[Start]

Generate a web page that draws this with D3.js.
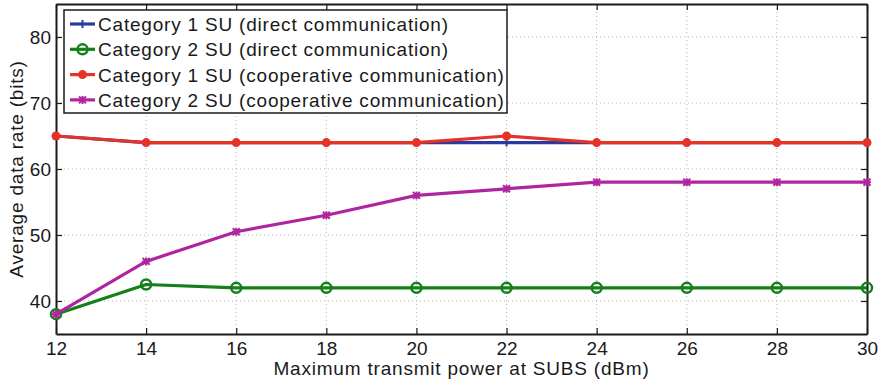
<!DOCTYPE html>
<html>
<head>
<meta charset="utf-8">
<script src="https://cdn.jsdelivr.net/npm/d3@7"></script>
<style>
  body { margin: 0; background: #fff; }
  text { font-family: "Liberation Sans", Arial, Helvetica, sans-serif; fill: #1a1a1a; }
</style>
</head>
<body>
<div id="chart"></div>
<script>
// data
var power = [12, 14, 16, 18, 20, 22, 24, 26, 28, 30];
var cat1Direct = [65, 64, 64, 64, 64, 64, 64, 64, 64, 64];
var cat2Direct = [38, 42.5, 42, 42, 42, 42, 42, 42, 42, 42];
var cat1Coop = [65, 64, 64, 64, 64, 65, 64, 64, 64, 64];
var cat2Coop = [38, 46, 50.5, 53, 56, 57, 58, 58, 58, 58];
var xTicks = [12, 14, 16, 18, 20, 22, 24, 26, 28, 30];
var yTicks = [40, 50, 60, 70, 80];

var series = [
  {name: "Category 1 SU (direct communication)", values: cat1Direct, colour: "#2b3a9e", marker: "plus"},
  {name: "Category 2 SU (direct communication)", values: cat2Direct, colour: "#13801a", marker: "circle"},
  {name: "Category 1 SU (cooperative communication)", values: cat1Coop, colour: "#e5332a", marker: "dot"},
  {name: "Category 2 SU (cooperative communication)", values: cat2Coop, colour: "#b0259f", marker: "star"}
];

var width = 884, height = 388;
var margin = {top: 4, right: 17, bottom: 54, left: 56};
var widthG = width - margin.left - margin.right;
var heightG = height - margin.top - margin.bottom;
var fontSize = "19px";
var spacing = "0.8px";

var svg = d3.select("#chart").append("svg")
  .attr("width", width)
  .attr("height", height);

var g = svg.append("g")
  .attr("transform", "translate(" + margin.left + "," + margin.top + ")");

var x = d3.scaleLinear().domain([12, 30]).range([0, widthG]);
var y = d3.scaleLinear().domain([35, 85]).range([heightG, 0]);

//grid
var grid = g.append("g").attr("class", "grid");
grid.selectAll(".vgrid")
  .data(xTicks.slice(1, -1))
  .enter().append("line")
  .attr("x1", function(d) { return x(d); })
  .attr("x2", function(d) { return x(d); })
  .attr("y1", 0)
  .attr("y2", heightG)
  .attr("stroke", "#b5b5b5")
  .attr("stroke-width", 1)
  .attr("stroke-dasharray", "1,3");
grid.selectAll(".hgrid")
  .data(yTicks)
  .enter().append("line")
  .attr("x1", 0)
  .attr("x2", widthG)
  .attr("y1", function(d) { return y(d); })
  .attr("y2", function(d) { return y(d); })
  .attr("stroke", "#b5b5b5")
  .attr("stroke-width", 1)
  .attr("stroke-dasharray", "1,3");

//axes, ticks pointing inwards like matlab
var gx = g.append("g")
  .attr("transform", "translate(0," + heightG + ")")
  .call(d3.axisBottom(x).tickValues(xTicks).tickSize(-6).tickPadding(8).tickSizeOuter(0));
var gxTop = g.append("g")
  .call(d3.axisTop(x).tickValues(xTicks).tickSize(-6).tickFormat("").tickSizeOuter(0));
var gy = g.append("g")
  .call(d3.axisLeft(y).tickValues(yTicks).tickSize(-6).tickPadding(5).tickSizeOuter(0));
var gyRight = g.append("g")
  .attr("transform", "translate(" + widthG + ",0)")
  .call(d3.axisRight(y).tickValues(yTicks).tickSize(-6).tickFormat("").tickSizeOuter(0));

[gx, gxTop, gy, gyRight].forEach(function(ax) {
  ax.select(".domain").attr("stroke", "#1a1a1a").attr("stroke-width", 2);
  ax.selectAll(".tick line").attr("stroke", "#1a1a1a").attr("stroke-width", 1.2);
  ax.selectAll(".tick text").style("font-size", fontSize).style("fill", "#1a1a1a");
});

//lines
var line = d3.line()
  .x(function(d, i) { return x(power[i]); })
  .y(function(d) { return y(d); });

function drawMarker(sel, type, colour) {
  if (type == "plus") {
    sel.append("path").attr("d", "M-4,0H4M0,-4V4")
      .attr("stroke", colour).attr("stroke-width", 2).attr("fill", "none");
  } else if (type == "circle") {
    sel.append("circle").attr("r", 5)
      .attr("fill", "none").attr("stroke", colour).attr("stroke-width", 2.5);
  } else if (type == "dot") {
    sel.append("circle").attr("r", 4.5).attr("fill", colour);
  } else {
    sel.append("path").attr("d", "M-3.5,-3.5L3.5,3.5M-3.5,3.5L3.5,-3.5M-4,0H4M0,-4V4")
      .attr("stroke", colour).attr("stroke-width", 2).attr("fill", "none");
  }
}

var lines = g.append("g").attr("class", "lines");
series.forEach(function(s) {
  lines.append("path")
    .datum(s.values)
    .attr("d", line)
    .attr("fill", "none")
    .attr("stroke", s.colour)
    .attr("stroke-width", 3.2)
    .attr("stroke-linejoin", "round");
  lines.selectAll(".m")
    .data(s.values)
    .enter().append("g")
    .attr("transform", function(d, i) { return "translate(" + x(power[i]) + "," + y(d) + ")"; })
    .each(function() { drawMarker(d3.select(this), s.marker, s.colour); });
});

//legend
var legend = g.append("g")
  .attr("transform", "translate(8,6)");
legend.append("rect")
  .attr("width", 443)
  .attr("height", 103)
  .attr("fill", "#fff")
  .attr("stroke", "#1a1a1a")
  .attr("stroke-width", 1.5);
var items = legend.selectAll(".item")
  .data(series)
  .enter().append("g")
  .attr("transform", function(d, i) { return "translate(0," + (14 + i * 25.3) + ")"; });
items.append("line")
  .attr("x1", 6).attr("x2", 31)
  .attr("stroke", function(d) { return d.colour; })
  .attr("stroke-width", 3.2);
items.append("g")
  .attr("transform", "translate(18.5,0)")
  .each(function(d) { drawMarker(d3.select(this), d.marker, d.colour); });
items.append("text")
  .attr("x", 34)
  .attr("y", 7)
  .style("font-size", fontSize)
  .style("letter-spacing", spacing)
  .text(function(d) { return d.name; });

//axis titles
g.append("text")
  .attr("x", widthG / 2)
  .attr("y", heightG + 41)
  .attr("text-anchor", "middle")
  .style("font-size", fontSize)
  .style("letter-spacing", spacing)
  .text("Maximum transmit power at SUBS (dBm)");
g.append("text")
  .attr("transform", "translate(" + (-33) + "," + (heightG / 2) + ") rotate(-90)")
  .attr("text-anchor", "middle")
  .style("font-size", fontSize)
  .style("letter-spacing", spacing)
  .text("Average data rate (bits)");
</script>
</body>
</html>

[End]

Instruction:
Repeat the listing above exactly from its first line to the line containing "var yTicks = [40, 50, 60, 70, 80];", both included, and omit the pictures.

Task output:
Generate a web page that draws this with D3.js.
<!DOCTYPE html>
<html>
<head>
<meta charset="utf-8">
<script src="https://cdn.jsdelivr.net/npm/d3@7"></script>
<style>
  body { margin: 0; background: #fff; }
  text { font-family: "Liberation Sans", Arial, Helvetica, sans-serif; fill: #1a1a1a; }
</style>
</head>
<body>
<div id="chart"></div>
<script>
// data
var power = [12, 14, 16, 18, 20, 22, 24, 26, 28, 30];
var cat1Direct = [65, 64, 64, 64, 64, 64, 64, 64, 64, 64];
var cat2Direct = [38, 42.5, 42, 42, 42, 42, 42, 42, 42, 42];
var cat1Coop = [65, 64, 64, 64, 64, 65, 64, 64, 64, 64];
var cat2Coop = [38, 46, 50.5, 53, 56, 57, 58, 58, 58, 58];
var xTicks = [12, 14, 16, 18, 20, 22, 24, 26, 28, 30];
var yTicks = [40, 50, 60, 70, 80];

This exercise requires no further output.